Source file format incompatible with Cray Compiler (and inconsistent)

Question

Source file format incompatible with Cray Compiler (and inconsistent)

Closed this issue 8 years ago · 6 comments

When trying to build with the Cray Compiler, I got the following message

CC-7 crayc++: ERROR File = ./umesimd/UMESimd.h, Line = 1
  The indicated token is not valid in this context.
  // The MIT License (MIT)
  ^

Looking at the files, there seems to some inconsistency... and windows line endings. ;-)

file UMESimd.h 
UMESimd.h: UTF-8 Unicode (with BOM) C++ program text, with CRLF line terminators

file UMESimdTraits.h 
UMESimdTraits.h: ASCII C++ program text, with CRLF line terminators

The Problem seems to be the BOM (byte order mark) which is some magic number at the beginning of the file. The Cray compiler seems not be able to deal with it. If I open such a file in GNOME's gedit, set the cursor to the beginning of the file, the BOM materialises as an invisible character, i.e. I have to press the right arrow key twice to get the cursor one position to the right. If I delete the first character (no visible change), the file works and the compiler complains with the same message for the next include.

I'll report that to Cray too, but would hope for you to fix the format, or maybe put a script inside the repository, if your editor of choice enforces that format.

Answer 1 · 2016-10-20T13:12:25.000Z

There are windows line endings, as I am using windows;] And the code is supposed to work also on windows, so there is no reason why this shouldn't be acceptable. After all we want to have something portable...

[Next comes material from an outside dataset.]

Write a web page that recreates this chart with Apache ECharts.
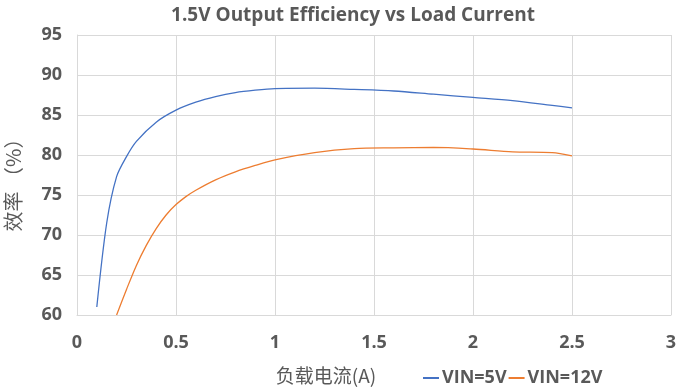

As for the Cray problem: I don't mind that we change the file format, if it doesn't break anything for already tested setups. However I don't have access to a cray setup to do the proper validation.

My proposed solution would be: write the script that helps with your problem. I will try it out and say whether it breaks any remaining configuration. If not, then we can apply the modification, or put the script in the repository so that whoever is interested could use that.

Answer 2 · 2016-10-20T14:07:31.000Z

Wrote a script, let it run over the whole repository, now Cray compiles (on Haswell):

#!/bin/bash

TMP_FILE=$(mktemp)

for f in $(find . -not -path '*/\.*' -type f \( ! -iname ".*" \)); do
    echo removing BOM from $f
    awk 'NR==1{sub(/^\xef\xbb\xbf/,"")}{print}' $f > $TMP_FILE && mv $TMP_FILE $f
done

rm -f $TMP_FILE

Answer 3 · 2016-10-20T14:31:03.000Z

Related: in, e.g. UMESimdVecFloat64_8.h, e.g. the comments from line 384 to 412, there seems to be some different kind of space between //and the SSUBV, than for others. Without running the script above, my editor complains about invalid characters, and shows the file like:

        // MADDSA
        UME_FORCE_INLINE SIMDVec_f & adda(SIMDVecMask<8> const & mask, double b) {
            mVec = _mm512_mask_add_pd(mVec, mask.mMask, mVec, _mm512_set1_pd(b));
            return *this;
        }
        //\A0SADDV
        UME_FORCE_INLINE SIMDVec_f sadd(SIMDVec_f const & b) const {
            return add(b);
        }

file UMESimdVecFloat64_8.h
UMESimdVecFloat64_8.h: ISO-8859 C++ program text, with CRLF line terminators

Answer 4 · 2016-10-20T16:53:23.000Z

Thanks for the script!

I am aware of the bad formatting. I think I messed up in one of the early commits and didn't want to waste the time to fix it then. I'll look into that now.

Answer 5 · 2016-10-21T09:20:08.000Z

This should be fixed now. Can you confirm?

Answer 6 · 2016-10-21T18:09:21.000Z

Confirmed.

If you want to check the encoding (in Linux), just use the script from above and put a file $f inside the loop.